Extract the entries in their exact form.

★ ★ ★ ★

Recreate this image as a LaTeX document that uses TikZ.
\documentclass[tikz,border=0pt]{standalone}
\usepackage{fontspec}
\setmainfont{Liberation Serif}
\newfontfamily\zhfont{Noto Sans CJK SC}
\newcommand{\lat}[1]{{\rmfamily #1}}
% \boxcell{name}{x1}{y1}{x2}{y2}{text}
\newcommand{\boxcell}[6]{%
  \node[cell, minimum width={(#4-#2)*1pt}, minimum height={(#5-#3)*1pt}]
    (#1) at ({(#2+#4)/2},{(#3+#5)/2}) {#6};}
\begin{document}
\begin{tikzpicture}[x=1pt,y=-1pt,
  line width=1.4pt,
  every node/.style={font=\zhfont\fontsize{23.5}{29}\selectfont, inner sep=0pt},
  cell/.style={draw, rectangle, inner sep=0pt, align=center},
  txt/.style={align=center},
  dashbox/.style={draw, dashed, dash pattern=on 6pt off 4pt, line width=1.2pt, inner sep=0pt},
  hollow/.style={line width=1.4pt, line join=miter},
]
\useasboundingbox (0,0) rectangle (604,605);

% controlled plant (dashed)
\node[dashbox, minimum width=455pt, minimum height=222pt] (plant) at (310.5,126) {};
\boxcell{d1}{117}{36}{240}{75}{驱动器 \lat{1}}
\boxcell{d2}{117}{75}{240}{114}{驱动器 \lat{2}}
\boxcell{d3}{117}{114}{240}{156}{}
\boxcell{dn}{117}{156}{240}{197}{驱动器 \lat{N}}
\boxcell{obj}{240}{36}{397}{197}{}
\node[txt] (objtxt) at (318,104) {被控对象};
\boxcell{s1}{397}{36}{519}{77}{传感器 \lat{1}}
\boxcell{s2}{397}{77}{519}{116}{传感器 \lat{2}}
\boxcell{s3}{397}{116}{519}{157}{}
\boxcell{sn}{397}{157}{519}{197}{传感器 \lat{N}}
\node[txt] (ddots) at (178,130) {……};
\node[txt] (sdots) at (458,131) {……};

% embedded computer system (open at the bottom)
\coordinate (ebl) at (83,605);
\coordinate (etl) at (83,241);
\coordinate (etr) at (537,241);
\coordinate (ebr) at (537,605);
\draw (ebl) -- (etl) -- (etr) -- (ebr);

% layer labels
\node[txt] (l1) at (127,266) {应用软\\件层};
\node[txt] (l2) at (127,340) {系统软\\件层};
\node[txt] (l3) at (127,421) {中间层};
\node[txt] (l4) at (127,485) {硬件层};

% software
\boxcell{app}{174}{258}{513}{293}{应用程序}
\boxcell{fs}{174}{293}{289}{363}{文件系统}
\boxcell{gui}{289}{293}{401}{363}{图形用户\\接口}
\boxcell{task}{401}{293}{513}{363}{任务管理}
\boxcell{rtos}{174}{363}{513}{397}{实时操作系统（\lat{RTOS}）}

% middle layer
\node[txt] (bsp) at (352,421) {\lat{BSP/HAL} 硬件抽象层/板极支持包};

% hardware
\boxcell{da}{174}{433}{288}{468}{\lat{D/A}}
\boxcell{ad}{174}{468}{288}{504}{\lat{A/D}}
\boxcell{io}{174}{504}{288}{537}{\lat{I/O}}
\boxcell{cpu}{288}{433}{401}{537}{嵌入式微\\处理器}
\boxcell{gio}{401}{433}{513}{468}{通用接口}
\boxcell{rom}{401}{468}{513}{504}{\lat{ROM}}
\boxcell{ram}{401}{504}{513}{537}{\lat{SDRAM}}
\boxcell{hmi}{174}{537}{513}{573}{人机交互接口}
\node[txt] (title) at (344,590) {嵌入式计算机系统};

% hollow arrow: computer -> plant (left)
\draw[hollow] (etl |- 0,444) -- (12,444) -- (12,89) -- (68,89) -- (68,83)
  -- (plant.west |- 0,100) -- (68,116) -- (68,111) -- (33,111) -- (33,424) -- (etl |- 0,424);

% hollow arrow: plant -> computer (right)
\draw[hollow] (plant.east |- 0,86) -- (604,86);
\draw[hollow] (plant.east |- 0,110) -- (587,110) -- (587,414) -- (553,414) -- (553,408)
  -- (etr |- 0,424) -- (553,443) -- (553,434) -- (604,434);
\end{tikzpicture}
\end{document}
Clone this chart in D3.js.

★ ★ ★ ★

◆ The reply
Recreate this image as a LaTeX document that uses TikZ.
\documentclass[tikz,border=0pt]{standalone}
\usepackage{fontspec}
\setmainfont{Liberation Serif}
\newfontfamily\zhfont{Noto Sans CJK SC}
\newcommand{\lat}[1]{{\rmfamily #1}}
% \boxcell{name}{x1}{y1}{x2}{y2}{text}
\newcommand{\boxcell}[6]{%
  \node[cell, minimum width={(#4-#2)*1pt}, minimum height={(#5-#3)*1pt}]
    (#1) at ({(#2+#4)/2},{(#3+#5)/2}) {#6};}
\begin{document}
\begin{tikzpicture}[x=1pt,y=-1pt,
  line width=1.4pt,
  every node/.style={font=\zhfont\fontsize{23.5}{29}\selectfont, inner sep=0pt},
  cell/.style={draw, rectangle, inner sep=0pt, align=center},
  txt/.style={align=center},
  dashbox/.style={draw, dashed, dash pattern=on 6pt off 4pt, line width=1.2pt, inner sep=0pt},
  hollow/.style={line width=1.4pt, line join=miter},
]
\useasboundingbox (0,0) rectangle (604,605);

% controlled plant (dashed)
\node[dashbox, minimum width=455pt, minimum height=222pt] (plant) at (310.5,126) {};
\boxcell{d1}{117}{36}{240}{75}{驱动器 \lat{1}}
\boxcell{d2}{117}{75}{240}{114}{驱动器 \lat{2}}
\boxcell{d3}{117}{114}{240}{156}{}
\boxcell{dn}{117}{156}{240}{197}{驱动器 \lat{N}}
\boxcell{obj}{240}{36}{397}{197}{}
\node[txt] (objtxt) at (318,104) {被控对象};
\boxcell{s1}{397}{36}{519}{77}{传感器 \lat{1}}
\boxcell{s2}{397}{77}{519}{116}{传感器 \lat{2}}
\boxcell{s3}{397}{116}{519}{157}{}
\boxcell{sn}{397}{157}{519}{197}{传感器 \lat{N}}
\node[txt] (ddots) at (178,130) {……};
\node[txt] (sdots) at (458,131) {……};

% embedded computer system (open at the bottom)
\coordinate (ebl) at (83,605);
\coordinate (etl) at (83,241);
\coordinate (etr) at (537,241);
\coordinate (ebr) at (537,605);
\draw (ebl) -- (etl) -- (etr) -- (ebr);

% layer labels
\node[txt] (l1) at (127,266) {应用软\\件层};
\node[txt] (l2) at (127,340) {系统软\\件层};
\node[txt] (l3) at (127,421) {中间层};
\node[txt] (l4) at (127,485) {硬件层};

% software
\boxcell{app}{174}{258}{513}{293}{应用程序}
\boxcell{fs}{174}{293}{289}{363}{文件系统}
\boxcell{gui}{289}{293}{401}{363}{图形用户\\接口}
\boxcell{task}{401}{293}{513}{363}{任务管理}
\boxcell{rtos}{174}{363}{513}{397}{实时操作系统（\lat{RTOS}）}

% middle layer
\node[txt] (bsp) at (352,421) {\lat{BSP/HAL} 硬件抽象层/板极支持包};

% hardware
\boxcell{da}{174}{433}{288}{468}{\lat{D/A}}
\boxcell{ad}{174}{468}{288}{504}{\lat{A/D}}
\boxcell{io}{174}{504}{288}{537}{\lat{I/O}}
\boxcell{cpu}{288}{433}{401}{537}{嵌入式微\\处理器}
\boxcell{gio}{401}{433}{513}{468}{通用接口}
\boxcell{rom}{401}{468}{513}{504}{\lat{ROM}}
\boxcell{ram}{401}{504}{513}{537}{\lat{SDRAM}}
\boxcell{hmi}{174}{537}{513}{573}{人机交互接口}
\node[txt] (title) at (344,590) {嵌入式计算机系统};

% hollow arrow: computer -> plant (left)
\draw[hollow] (etl |- 0,444) -- (12,444) -- (12,89) -- (68,89) -- (68,83)
  -- (plant.west |- 0,100) -- (68,116) -- (68,111) -- (33,111) -- (33,424) -- (etl |- 0,424);

% hollow arrow: plant -> computer (right)
\draw[hollow] (plant.east |- 0,86) -- (604,86);
\draw[hollow] (plant.east |- 0,110) -- (587,110) -- (587,414) -- (553,414) -- (553,408)
  -- (etr |- 0,424) -- (553,443) -- (553,434) -- (604,434);
\end{tikzpicture}
\end{document}
Clone this chart in D3.js.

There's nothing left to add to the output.